NEW YORK (TheStreet) -- Gannett's (GCI) latest acquisition, six Texas television stations, announced Wednesday is another step in this company's transformation from what was seen by many as a failing newspaper business to a thriving media company.
Gannet will pay London Broadcasting $215 million in cash for the stations, in a deal that comes on the heels of the Belo acquisition, which closed in December. That $2.1 billion deal alone nearly doubled Gannet's TV station count from 23 to 40.
Yesterday's acquisition will broaden the company's presence in Texas to a total of 10 stations, without any overlap between newly acquired stations and the four the company currently owns in Austin, Dallas, Houston and San Antonio.
This is yet another step in the ongoing five-year recovery Gannett has experienced. Awash in debt and suffering from a severe downturn in advertising during the financial crisis of 2008-2009, the stock fell below $2 in March 2009. The company slashed its dividend by 90%, and many investors gave up on the company. In fact, the stock was all but priced for bankruptcy.
Shares closed Wednesday at $27.22, up nearly 24% for the year to date.
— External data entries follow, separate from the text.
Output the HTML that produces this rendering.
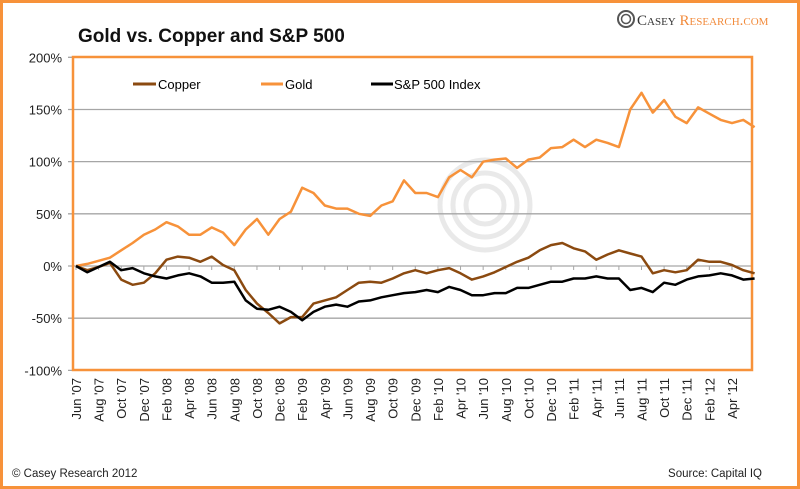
<!DOCTYPE html>
<html><head><meta charset="utf-8"><style>
html,body{margin:0;padding:0;background:#fff}
svg{display:block;font-family:"Liberation Sans",sans-serif}
</style></head><body>
<svg width="800" height="489" viewBox="0 0 800 489">
<rect x="1.5" y="1.5" width="797" height="486" fill="#fff" stroke="#f7923a" stroke-width="3"/>
<text x="78" y="42" font-size="19" font-weight="bold" fill="#111">Gold vs. Copper and S&amp;P 500</text>
<g>
<circle cx="626" cy="19" r="8" fill="none" stroke="#555" stroke-width="2"/>
<circle cx="626" cy="19" r="4.5" fill="none" stroke="#555" stroke-width="1.5"/>
<text x="637" y="25" font-family="Liberation Serif,serif" font-size="15" fill="#333">C<tspan font-size="11">ASEY</tspan> <tspan fill="#f28b3c">R<tspan font-size="11">ESEARCH</tspan>.<tspan font-size="11">COM</tspan></tspan></text>
</g>
<g id="wm" opacity="0.18" fill="none" stroke="#888" stroke-width="5">
<circle cx="485" cy="205" r="45"/><circle cx="485" cy="205" r="32"/><circle cx="485" cy="205" r="19"/>
</g>
<g id="grid"></g>
<rect x="73" y="57" width="679" height="313" fill="none" stroke="#f7923a" stroke-width="2.5"/>
<g id="ylab"></g><g id="xlab"></g><g id="lines"></g>
<g>
<g><line x1="133" y1="84" x2="156" y2="84" stroke="#8b4a10" stroke-width="3"/><text x="158" y="89" font-size="13">Copper</text></g>
<g><line x1="261" y1="84" x2="283" y2="84" stroke="#f7923a" stroke-width="3"/><text x="285" y="89" font-size="13">Gold</text></g>
<g><line x1="371" y1="84" x2="393" y2="84" stroke="#000" stroke-width="3"/><text x="394" y="89" font-size="13">S&amp;P 500 Index</text></g>
</g>
<text x="12" y="477" font-size="11.5" fill="#222">© Casey Research 2012</text>
<text x="762" y="477" font-size="11.5" fill="#222" text-anchor="end">Source: Capital IQ</text>
</svg>
<script>
const xLabels=["Jun '07","Aug '07","Oct '07","Dec '07","Feb '08","Apr '08","Jun '08","Aug '08","Oct '08","Dec '08","Feb '09","Apr '09","Jun '09","Aug '09","Oct '09","Dec '09","Feb '10","Apr '10","Jun '10","Aug '10","Oct '10","Dec '10","Feb '11","Apr '11","Jun '11","Aug '11","Oct '11","Dec '11","Feb '12","Apr '12"];
const yTicks=[200,150,100,50,0,-50,-100];
const gold=[0,2,5,8,15,22,30,35,42,38,30,30,37,32,20,35,45,30,45,52,75,70,58,55,55,50,48,58,62,82,70,70,66,85,92,85,100,102,103,94,102,104,113,114,121,114,121,118,114,150,166,147,159,143,137,152,146,140,137,140,133];
const copper=[0,-4,-1,3,-13,-18,-16,-7,6,9,8,4,9,1,-4,-23,-36,-45,-55,-49,-49,-36,-33,-30,-23,-16,-15,-16,-12,-7,-4,-7,-4,-2,-7,-13,-10,-6,-1,4,8,15,20,22,17,14,6,11,15,12,9,-7,-4,-6,-4,6,4,4,1,-4,-7];
const sp500=[0,-6,-1,4,-4,-2,-7,-10,-12,-9,-7,-10,-16,-16,-15,-33,-41,-42,-39,-44,-52,-44,-39,-37,-39,-34,-33,-30,-28,-26,-25,-23,-25,-20,-23,-28,-28,-26,-26,-21,-21,-18,-15,-15,-12,-12,-10,-12,-12,-23,-21,-25,-16,-18,-13,-10,-9,-7,-9,-13,-12];
const NS="http://www.w3.org/2000/svg";
const xS=m=>76+m*11.31;
const yS=v=>266-(v/50)*52.17;
function mk(t,a,p){const e=document.createElementNS(NS,t);for(const k in a)e.setAttribute(k,a[k]);p.appendChild(e);return e;}
const grid=document.getElementById('grid'),yl=document.getElementById('ylab'),xl=document.getElementById('xlab'),ln=document.getElementById('lines');
yTicks.forEach(v=>{
 const g=mk('line',{x1:68,x2:752,y1:yS(v),y2:yS(v),stroke:'#a6a6a6','stroke-width':1.3},grid);
 
 
 const t=mk('text',{x:62,y:yS(v)+5,'text-anchor':'end','font-size':13,fill:'#222'},yl);
 t.textContent=v+'%';
 
 
});
xLabels.forEach((s,i)=>{
 const x=xS(i*2);
 const tk=mk('line',{x1:x,x2:x,y1:yS(0),y2:yS(0)+4,stroke:'#a6a6a6','stroke-width':1},grid);
 
 
 const t=mk('text',{x:0,y:0,'text-anchor':'end','font-size':13,fill:'#222',transform:`translate(${x+5},378) rotate(-90)`},xl);
 t.textContent=s;
 
 
});
function line(arr,col,name){
 const d=arr.map((v,i)=>(i?'L':'M')+xS(i).toFixed(1)+','+yS(v).toFixed(1)).join('');
 const p=mk('path',{d:d,fill:'none',stroke:col,'stroke-width':2.5,'stroke-linejoin':'round'},ln);
 
 
}
line(gold,'#f7923a','gold-line');
line(copper,'#8b4a10','copper-line');
line(sp500,'#000','sp500-line');
</script>
</body></html>
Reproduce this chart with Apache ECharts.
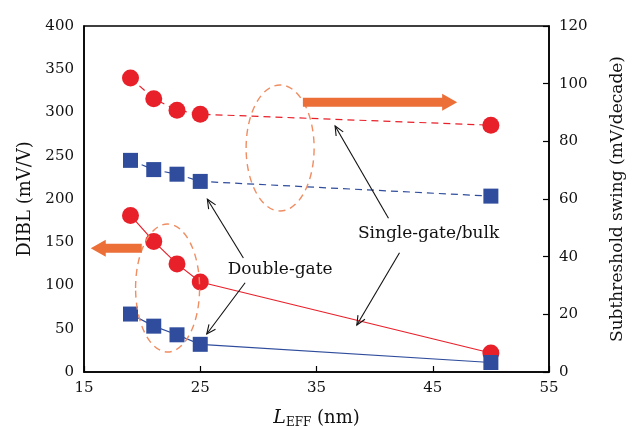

While Gannett's situation, in my view, was never quite a bleak as the market believed, the company did use the downturn to its advantage by selling off some assets, paying down debt and extending some debt maturities. More recently, the company has also been buying back stock.
Although the "crisis" seemed to be averted, investors were still quite suspicious. However, the earnings were good and cash continued to roll in. By late 2011 the company doubled its dividend, and nine months later raised it an additional 150%.
Those moves put the dividend back to half of pre-crisis levels but, more importantly, provided investors with both confidence and a solid dividend yield, which now stands at 2.9%. There may also be the wherewithal for additional dividend increases in the future.